Thanks Dan. Notes are notes. No need to create a masterpiece. I Think I was intimidated by the assumed need to have a combination of sharp writing skills, extreme design nouse, coupled with an ability to de formalise the aforementioned but still retain cutting edge publishing. I see, literally now that is absolutely not required and positively avoided. I can safely now look back on my journal and feel that it doesn’t lack the stylisation that I felt I had to showcase, and I’m quite OK with that. Thanks for ‘opening up’ your work, the whole journaling thing has become far less stylistically crucial. Notes are notes !
Author
Your comment represents a lot of people. That outside influence of the facade world. It’s all an act. It’s not real. Real is messy and imperfect. Just relax and start.
Definitely try switching hands for sketching- it enables you to draw what you see, instead of drawing what you think about your subject. I had to sit on my right hand to keep it from creeping up and trying to steel the pencil back. Some other tips- vary the scale you are working in- try a large piece of paper, and use large gestures when sketching. Definitely try using drawing materials that are not made for exact work. One of my best portraits was done with a stick dipped in ink, on a piece of random brown paper.

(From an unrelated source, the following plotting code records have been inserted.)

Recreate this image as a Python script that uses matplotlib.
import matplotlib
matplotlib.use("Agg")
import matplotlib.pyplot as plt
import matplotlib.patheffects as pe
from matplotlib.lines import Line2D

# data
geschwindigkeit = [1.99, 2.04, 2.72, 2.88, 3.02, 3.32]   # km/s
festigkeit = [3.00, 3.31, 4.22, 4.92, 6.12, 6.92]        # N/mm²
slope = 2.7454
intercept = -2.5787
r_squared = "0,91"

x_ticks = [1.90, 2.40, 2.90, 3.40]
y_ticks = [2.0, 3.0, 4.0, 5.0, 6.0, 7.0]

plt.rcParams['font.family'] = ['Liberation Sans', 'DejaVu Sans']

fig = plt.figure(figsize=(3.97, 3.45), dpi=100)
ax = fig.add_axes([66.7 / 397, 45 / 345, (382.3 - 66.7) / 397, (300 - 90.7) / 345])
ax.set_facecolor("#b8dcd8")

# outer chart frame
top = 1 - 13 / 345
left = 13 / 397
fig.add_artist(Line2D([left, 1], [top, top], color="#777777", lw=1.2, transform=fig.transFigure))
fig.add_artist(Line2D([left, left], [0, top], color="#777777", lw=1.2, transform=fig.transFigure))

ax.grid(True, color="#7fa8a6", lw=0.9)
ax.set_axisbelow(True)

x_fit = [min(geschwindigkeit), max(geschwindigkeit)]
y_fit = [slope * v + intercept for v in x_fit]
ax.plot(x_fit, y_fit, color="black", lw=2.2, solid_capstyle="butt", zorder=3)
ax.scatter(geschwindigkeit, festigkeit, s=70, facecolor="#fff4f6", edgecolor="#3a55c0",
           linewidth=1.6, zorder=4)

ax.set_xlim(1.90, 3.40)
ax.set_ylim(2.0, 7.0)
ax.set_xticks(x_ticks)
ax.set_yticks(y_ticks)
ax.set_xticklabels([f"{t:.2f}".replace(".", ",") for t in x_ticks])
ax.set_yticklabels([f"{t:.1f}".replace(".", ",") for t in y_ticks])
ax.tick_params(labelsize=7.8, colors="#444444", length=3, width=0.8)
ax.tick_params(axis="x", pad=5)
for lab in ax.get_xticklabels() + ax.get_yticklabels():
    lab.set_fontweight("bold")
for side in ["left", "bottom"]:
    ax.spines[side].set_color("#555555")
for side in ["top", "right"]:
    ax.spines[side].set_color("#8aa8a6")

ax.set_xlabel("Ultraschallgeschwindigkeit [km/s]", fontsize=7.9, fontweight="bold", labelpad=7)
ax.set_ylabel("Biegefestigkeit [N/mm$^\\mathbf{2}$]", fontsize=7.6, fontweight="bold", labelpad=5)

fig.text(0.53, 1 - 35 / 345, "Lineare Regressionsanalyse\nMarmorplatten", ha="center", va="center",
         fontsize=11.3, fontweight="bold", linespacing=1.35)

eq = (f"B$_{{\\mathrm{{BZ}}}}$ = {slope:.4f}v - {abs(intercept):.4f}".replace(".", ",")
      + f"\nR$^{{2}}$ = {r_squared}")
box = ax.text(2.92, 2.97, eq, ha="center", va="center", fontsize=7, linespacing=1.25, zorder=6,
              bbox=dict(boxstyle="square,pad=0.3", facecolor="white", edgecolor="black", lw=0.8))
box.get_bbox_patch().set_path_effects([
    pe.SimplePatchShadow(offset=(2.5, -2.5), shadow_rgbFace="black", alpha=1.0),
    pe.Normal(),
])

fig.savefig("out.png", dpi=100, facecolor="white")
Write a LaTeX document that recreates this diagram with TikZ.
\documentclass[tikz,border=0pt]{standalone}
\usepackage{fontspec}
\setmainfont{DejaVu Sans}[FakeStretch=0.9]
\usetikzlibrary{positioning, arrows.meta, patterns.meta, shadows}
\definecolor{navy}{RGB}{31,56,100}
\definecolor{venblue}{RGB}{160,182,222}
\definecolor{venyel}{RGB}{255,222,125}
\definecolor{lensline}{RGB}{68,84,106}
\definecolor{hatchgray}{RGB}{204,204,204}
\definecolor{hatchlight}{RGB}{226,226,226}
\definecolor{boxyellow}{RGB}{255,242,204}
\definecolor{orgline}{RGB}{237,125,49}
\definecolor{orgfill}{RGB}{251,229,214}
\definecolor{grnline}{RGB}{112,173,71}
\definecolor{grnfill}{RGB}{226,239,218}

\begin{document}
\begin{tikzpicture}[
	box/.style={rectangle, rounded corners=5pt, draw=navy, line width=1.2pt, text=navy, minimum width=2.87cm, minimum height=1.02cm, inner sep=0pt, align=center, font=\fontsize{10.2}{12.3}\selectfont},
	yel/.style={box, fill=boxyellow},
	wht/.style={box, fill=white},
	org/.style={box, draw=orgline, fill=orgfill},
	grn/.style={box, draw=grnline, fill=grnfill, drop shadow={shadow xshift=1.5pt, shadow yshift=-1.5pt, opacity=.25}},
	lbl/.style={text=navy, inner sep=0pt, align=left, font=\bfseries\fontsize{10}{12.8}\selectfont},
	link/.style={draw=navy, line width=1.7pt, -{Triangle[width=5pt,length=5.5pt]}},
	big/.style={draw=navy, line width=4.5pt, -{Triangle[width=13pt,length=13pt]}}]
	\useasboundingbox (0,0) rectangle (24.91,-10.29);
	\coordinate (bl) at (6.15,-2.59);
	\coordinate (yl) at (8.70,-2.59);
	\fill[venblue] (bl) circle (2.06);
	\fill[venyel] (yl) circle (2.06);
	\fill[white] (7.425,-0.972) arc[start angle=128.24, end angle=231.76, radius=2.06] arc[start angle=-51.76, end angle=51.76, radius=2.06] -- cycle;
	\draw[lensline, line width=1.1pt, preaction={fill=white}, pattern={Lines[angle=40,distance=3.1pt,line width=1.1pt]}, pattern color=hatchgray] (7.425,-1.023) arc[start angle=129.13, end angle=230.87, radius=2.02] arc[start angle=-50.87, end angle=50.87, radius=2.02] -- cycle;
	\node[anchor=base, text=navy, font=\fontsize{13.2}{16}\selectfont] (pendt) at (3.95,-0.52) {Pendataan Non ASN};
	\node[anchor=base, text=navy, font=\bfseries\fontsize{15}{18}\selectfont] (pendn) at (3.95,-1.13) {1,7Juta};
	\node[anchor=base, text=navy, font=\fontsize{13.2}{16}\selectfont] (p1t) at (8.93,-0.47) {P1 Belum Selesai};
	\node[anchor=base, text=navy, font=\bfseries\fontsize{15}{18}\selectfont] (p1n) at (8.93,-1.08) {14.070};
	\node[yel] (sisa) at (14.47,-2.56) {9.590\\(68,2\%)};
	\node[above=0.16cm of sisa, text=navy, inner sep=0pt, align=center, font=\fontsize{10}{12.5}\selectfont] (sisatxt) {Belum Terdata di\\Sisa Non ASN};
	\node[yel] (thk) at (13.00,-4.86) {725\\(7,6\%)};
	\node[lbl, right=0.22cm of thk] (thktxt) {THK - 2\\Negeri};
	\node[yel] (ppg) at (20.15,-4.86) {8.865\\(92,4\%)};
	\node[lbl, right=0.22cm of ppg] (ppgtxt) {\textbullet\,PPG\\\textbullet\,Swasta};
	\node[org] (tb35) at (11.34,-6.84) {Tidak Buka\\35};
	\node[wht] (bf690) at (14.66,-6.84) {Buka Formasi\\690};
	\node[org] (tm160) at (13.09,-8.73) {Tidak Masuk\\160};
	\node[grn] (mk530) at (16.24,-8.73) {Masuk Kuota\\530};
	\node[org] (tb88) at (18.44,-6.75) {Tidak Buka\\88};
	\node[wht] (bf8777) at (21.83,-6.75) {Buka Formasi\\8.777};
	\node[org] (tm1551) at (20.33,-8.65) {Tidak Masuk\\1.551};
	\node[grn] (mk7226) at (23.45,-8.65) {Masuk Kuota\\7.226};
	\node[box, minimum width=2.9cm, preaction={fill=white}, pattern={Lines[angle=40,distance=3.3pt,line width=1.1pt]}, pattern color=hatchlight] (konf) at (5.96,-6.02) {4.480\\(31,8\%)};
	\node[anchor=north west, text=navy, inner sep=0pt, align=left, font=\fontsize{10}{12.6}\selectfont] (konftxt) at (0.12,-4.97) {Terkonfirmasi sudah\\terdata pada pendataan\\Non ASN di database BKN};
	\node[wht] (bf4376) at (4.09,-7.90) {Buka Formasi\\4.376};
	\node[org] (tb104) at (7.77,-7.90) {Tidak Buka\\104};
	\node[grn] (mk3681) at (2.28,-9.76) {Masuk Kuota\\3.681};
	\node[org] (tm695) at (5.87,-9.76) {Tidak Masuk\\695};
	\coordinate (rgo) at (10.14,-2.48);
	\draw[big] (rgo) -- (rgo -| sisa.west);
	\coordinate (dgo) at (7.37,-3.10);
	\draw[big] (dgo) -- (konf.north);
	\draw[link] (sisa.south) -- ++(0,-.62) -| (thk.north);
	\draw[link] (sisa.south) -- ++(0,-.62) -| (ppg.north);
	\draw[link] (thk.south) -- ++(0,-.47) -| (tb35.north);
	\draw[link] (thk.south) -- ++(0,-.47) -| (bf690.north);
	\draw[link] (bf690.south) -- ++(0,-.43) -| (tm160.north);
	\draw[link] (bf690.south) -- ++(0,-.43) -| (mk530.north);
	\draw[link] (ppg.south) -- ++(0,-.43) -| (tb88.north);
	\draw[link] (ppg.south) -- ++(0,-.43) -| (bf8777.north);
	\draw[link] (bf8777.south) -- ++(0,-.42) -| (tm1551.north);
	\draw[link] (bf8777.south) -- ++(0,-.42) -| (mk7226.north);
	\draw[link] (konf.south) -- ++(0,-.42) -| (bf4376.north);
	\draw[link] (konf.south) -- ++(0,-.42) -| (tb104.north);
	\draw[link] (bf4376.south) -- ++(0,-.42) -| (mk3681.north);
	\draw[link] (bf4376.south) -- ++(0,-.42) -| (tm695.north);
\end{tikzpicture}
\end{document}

Try drawing the outline of the object instead of drawing the object. Everyone can draw beautifully as a child, and the masters are able to recapture that freedom, and that unique way of seeing the world. Also, you need to practice, just like photography. My drawing skills are rusty, because I don’t practice enough. When my kids were little, we drew, painted, and made stuff together all the time. They were not judge-y. 🙂 Find some little kids to draw with. They are bold and unafraid of drawing and painting.
Author
Kids are the best. I’ve done that stick thing at one point in my life. I now have a little pad of paper in a pencil on my desk. I just drew my phone.
We’ve got a similar approach for notes (that we’ve already discussed). I was taught to use loose leaf paper held together with a simple bulldog clip when doing my Graphic Design degree. You can spread notes and sketches out, see multiple pages at once, reorder, etc. There’s lots of advantages. But…and it’s a big one…I realised that my memory is spacial, and loose leaf paper (along with digital notes) completely screws with my recall. Whatever I write in those formats may as well be sucked into a blackhole. It’s gone.

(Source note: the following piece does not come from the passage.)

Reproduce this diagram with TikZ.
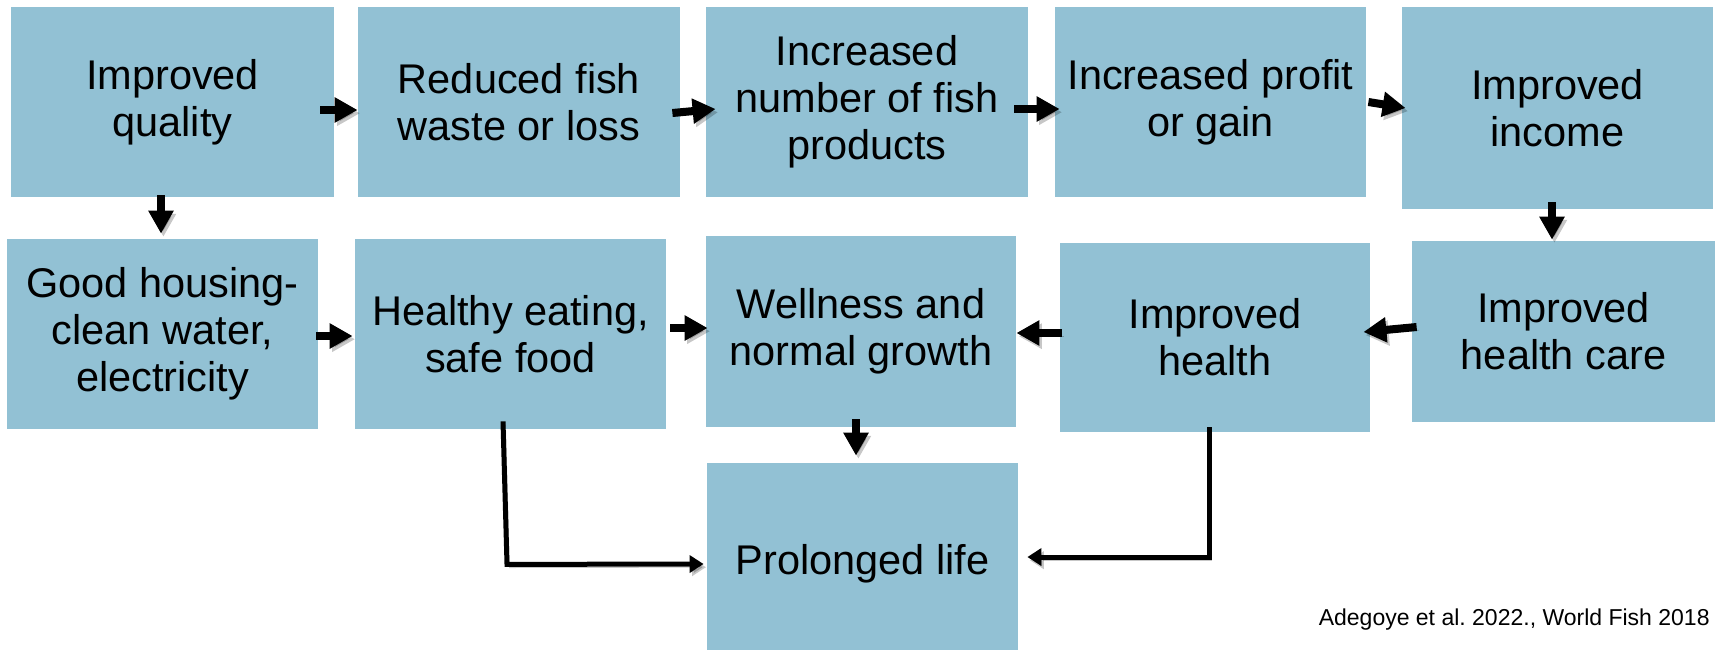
\documentclass[tikz,border=0pt]{standalone}
\usepackage{fontspec}
\setmainfont{Liberation Sans}
\usetikzlibrary{arrows.meta,calc}
\definecolor{boxblue}{HTML}{92C1D4}
\frenchspacing
\begin{document}
\begin{tikzpicture}[x=0.5pt,y=-0.5pt,
  box/.style={fill=boxblue,inner sep=0pt,align=center,
    font=\fontsize{20.75pt}{23.5pt}\selectfont},
  shade/.style={preaction={draw=black,opacity=0.22,transform canvas={xshift=1.2pt,yshift=-1.6pt}}},
  arr/.style={shade,line width=4pt,-{Triangle[length=11.5pt,width=12pt]}},
  elbow/.style={shade,line width=2.5pt,-{Triangle[length=7pt,width=8.5pt]}}]
\useasboundingbox (0,0) rectangle (1717,649);
% row 1
\node[box,minimum width=161.5pt,minimum height=95pt] (b1) at (172.5,102) {Improved\\quality};
\node[box,minimum width=161pt,minimum height=95pt] (b2) at (519,102) {Reduced fish\\waste or loss};
\node[box,minimum width=161pt,minimum height=95pt] (b3) at (867,102) {Increased\\number of fish\\products};
\node[box,minimum width=155.5pt,minimum height=95pt] (b4) at (1210.5,102) {Increased profit\\or gain};
\node[box,minimum width=155.5pt,minimum height=101pt] (b5) at (1557.5,108) {Improved\\income};
% row 2
\node[box,minimum width=155.5pt,minimum height=95pt] (b6) at (162.5,334) {Good housing-\\clean water,\\electricity};
\node[box,minimum width=155.5pt,minimum height=95pt] (b7) at (510.5,334) {Healthy eating,\\safe food};
\node[box,minimum width=155pt,minimum height=95.5pt] (b8) at (861,331.5) {Wellness and\\normal growth};
\node[box,minimum width=155pt,minimum height=94.5pt] (b9) at (1215,337.5) {Improved\\health};
\node[box,minimum width=151.5pt,minimum height=90.5pt] (b10) at (1563.5,331.5) {Improved\\health care};
% row 3 (box runs past the lower edge)
\node[box,minimum width=155.5pt,minimum height=101pt] (b11) at (862.5,564) {Prolonged life};
% citation
\node[anchor=east,inner sep=0pt,font=\fontsize{11.5pt}{13pt}\selectfont] (cite) at (1710,620) {Adegoye et al. 2022., World Fish 2018};
% arrows
\draw[arr] ($(b1.east)+(-14,8)$) -- ($(b2.west)+(0,8)$);
\draw[arr] ($(b2.east)+(-8,11)$) -- ($(b3.west)+(10,7)$);
\draw[arr] ($(b3.east)+(-14,7)$) -- ($(b4.west)+(5,7)$);
\draw[arr] ($(b4.east)+(2,0)$) -- ($(b5.west)+(4,0)$);
\draw[arr] ($(b1.south)+(-11.5,-2)$) -- ($(b6.north)+(-1.5,-5)$);
\draw[arr] ($(b5.south)+(-5.5,-7)$) -- ($(b10.north)+(-11.5,-1)$);
\draw[arr] ($(b6.east)+(-2,2)$) -- ($(b7.west)+(-2,2)$);
\draw[arr] ($(b7.east)+(4,-6)$) -- ($(b8.west)+(2,-3.5)$);
\draw[arr] ($(b9.west)+(2,-4.5)$) -- ($(b8.east)+(0,1.5)$);
\draw[arr] ($(b10.west)+(5,-4.5)$) -- ($(b9.east)+(-7,-5.5)$);
\draw[arr] ($(b8.south)+(-5,-8)$) -- ($(b11.north)+(-6.5,-7)$);
\draw[elbow] ($(b7.south)+(-7.5,-8)$) -- ++(4,143) -- ($(b11.west)+(-3,0)$);
\draw[elbow] ($(b9.south)+(-6,-5)$) |- ($(b11.east)+(9,-7)$);
\end{tikzpicture}
\end{document}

Conversely, I could tell you what I wrote in a notebook ~3 years ago (which would be about 6 notebooks back at this point) because I can recall where I was when I wrote it, what I did before and after I wrote it, and that I was approximately 25 pages into the green notebook, and that I wrote about 28mm lenses from half way down verso and all the way through recto. So much of my memory is related to physical spaces and how I remember moving through them, and in what order. The change in location, or even the transition from one page to the next acts like an index in my brain, making it easier to jump in and out of notes. It’s why I struggle to work from one location. It’s why I struggle to work on screens (which makes writing software interesting…). My memory is tied to physical space.

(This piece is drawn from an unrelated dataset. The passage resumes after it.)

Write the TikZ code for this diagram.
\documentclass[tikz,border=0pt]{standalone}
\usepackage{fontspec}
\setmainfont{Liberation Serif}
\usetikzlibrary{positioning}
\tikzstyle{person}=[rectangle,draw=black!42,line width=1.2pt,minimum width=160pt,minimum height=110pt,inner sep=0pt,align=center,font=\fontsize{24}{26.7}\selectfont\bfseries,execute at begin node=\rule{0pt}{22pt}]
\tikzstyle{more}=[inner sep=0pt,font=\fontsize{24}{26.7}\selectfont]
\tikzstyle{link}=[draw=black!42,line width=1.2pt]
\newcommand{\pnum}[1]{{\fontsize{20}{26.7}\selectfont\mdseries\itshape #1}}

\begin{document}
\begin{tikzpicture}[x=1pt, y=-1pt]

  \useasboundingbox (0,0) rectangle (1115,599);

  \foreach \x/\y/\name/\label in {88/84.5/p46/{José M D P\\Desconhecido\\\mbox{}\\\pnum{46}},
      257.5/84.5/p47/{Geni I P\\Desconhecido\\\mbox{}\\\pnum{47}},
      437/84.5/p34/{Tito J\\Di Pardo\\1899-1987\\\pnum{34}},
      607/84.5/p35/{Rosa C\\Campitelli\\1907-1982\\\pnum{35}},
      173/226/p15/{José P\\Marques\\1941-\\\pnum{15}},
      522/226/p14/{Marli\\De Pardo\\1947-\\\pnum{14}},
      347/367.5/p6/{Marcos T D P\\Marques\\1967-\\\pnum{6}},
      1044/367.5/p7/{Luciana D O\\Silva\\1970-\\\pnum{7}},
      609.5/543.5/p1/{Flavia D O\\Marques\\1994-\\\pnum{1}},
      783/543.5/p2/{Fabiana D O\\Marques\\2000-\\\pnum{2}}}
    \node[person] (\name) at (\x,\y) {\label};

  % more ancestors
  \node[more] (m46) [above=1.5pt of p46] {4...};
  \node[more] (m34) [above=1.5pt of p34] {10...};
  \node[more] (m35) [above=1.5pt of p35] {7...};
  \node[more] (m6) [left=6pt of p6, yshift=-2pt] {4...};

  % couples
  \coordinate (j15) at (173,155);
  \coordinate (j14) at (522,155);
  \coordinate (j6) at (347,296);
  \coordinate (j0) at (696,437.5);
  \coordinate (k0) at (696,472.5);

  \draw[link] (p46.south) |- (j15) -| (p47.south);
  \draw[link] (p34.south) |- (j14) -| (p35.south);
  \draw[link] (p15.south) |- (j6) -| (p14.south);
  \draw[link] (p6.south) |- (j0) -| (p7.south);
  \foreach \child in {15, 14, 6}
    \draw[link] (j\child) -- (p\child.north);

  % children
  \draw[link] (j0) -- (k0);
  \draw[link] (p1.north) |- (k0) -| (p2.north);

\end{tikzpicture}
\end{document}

All this to say…what might be right for one person, or objectively best may not work for you. In fact it’s more than likely it won’t! So as Dan points out, there’s no wrong way to do this, and the worst thing you can do is listen to other people about how to do it (including me!). Spend some time figuring out how you work best, and do that.
Author
Not a bad idea at all. Makes sense. And yes, everyone needs to find their own path if the journal is what they want to pursue.
Even the influencers are catching on Dan!